» **Data extract**
◇ ◇ ◇

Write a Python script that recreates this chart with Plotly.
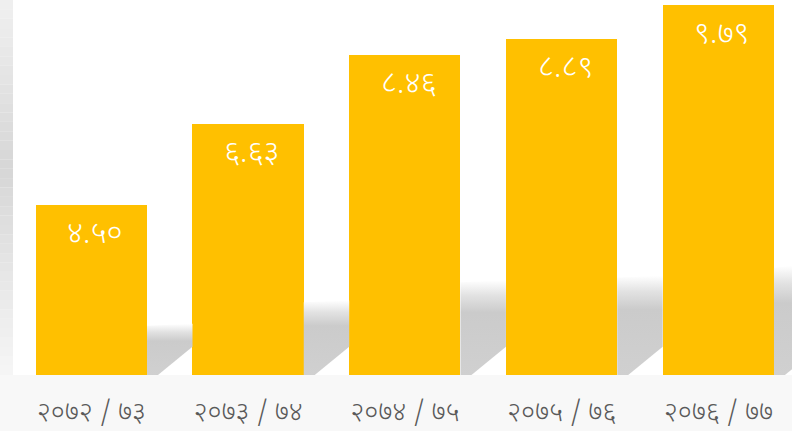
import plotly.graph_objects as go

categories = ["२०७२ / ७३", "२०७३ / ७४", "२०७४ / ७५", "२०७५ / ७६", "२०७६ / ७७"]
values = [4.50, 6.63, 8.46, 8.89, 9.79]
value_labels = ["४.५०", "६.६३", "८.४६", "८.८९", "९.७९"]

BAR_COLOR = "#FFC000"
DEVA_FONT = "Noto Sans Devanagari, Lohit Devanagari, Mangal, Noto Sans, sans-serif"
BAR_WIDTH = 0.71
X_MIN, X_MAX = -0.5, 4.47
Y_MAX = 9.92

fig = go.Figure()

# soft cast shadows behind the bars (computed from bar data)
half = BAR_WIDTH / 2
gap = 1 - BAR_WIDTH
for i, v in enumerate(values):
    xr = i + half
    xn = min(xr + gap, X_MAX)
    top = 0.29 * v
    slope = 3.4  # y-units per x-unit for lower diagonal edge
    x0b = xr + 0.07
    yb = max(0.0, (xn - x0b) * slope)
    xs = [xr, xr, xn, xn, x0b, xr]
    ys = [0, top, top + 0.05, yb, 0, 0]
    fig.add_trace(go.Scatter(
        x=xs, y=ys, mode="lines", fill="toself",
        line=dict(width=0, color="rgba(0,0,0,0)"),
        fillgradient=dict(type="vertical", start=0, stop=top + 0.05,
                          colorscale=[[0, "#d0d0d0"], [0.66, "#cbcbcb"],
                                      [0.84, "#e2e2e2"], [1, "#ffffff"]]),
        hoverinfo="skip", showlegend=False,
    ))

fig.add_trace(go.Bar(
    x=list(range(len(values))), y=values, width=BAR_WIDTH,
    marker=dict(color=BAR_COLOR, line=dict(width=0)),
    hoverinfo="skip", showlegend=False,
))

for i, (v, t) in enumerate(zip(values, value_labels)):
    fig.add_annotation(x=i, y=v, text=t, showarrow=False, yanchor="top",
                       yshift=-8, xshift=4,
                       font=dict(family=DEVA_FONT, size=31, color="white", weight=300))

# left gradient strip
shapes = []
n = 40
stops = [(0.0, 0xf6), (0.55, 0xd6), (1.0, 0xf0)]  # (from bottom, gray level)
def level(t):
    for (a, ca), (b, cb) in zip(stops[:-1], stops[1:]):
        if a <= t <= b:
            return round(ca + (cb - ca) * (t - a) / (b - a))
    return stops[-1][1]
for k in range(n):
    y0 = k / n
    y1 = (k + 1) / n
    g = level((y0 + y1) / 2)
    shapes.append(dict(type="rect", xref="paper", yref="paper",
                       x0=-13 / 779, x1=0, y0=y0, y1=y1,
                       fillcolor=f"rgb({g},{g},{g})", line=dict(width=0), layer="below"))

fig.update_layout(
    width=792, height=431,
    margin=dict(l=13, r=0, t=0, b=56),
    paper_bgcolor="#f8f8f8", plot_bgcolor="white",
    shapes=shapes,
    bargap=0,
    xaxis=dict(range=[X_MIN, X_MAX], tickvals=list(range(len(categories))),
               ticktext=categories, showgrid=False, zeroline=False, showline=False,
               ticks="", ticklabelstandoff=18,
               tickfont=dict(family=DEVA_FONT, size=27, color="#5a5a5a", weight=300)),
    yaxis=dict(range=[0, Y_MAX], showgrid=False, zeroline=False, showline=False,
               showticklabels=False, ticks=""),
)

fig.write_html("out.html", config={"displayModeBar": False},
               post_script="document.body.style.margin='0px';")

◇ ◇ ◇

The material above must be printed exactly, with its pictures left out.

» **Output**
Write a Python script that recreates this chart with Plotly.
import plotly.graph_objects as go

categories = ["२०७२ / ७३", "२०७३ / ७४", "२०७४ / ७५", "२०७५ / ७६", "२०७६ / ७७"]
values = [4.50, 6.63, 8.46, 8.89, 9.79]
value_labels = ["४.५०", "६.६३", "८.४६", "८.८९", "९.७९"]

BAR_COLOR = "#FFC000"
DEVA_FONT = "Noto Sans Devanagari, Lohit Devanagari, Mangal, Noto Sans, sans-serif"
BAR_WIDTH = 0.71
X_MIN, X_MAX = -0.5, 4.47
Y_MAX = 9.92

fig = go.Figure()

# soft cast shadows behind the bars (computed from bar data)
half = BAR_WIDTH / 2
gap = 1 - BAR_WIDTH
for i, v in enumerate(values):
    xr = i + half
    xn = min(xr + gap, X_MAX)
    top = 0.29 * v
    slope = 3.4  # y-units per x-unit for lower diagonal edge
    x0b = xr + 0.07
    yb = max(0.0, (xn - x0b) * slope)
    xs = [xr, xr, xn, xn, x0b, xr]
    ys = [0, top, top + 0.05, yb, 0, 0]
    fig.add_trace(go.Scatter(
        x=xs, y=ys, mode="lines", fill="toself",
        line=dict(width=0, color="rgba(0,0,0,0)"),
        fillgradient=dict(type="vertical", start=0, stop=top + 0.05,
                          colorscale=[[0, "#d0d0d0"], [0.66, "#cbcbcb"],
                                      [0.84, "#e2e2e2"], [1, "#ffffff"]]),
        hoverinfo="skip", showlegend=False,
    ))

fig.add_trace(go.Bar(
    x=list(range(len(values))), y=values, width=BAR_WIDTH,
    marker=dict(color=BAR_COLOR, line=dict(width=0)),
    hoverinfo="skip", showlegend=False,
))

for i, (v, t) in enumerate(zip(values, value_labels)):
    fig.add_annotation(x=i, y=v, text=t, showarrow=False, yanchor="top",
                       yshift=-8, xshift=4,
                       font=dict(family=DEVA_FONT, size=31, color="white", weight=300))

# left gradient strip
shapes = []
n = 40
stops = [(0.0, 0xf6), (0.55, 0xd6), (1.0, 0xf0)]  # (from bottom, gray level)
def level(t):
    for (a, ca), (b, cb) in zip(stops[:-1], stops[1:]):
        if a <= t <= b:
            return round(ca + (cb - ca) * (t - a) / (b - a))
    return stops[-1][1]
for k in range(n):
    y0 = k / n
    y1 = (k + 1) / n
    g = level((y0 + y1) / 2)
    shapes.append(dict(type="rect", xref="paper", yref="paper",
                       x0=-13 / 779, x1=0, y0=y0, y1=y1,
                       fillcolor=f"rgb({g},{g},{g})", line=dict(width=0), layer="below"))

fig.update_layout(
    width=792, height=431,
    margin=dict(l=13, r=0, t=0, b=56),
    paper_bgcolor="#f8f8f8", plot_bgcolor="white",
    shapes=shapes,
    bargap=0,
    xaxis=dict(range=[X_MIN, X_MAX], tickvals=list(range(len(categories))),
               ticktext=categories, showgrid=False, zeroline=False, showline=False,
               ticks="", ticklabelstandoff=18,
               tickfont=dict(family=DEVA_FONT, size=27, color="#5a5a5a", weight=300)),
    yaxis=dict(range=[0, Y_MAX], showgrid=False, zeroline=False, showline=False,
               showticklabels=False, ticks=""),
)

fig.write_html("out.html", config={"displayModeBar": False},
               post_script="document.body.style.margin='0px';")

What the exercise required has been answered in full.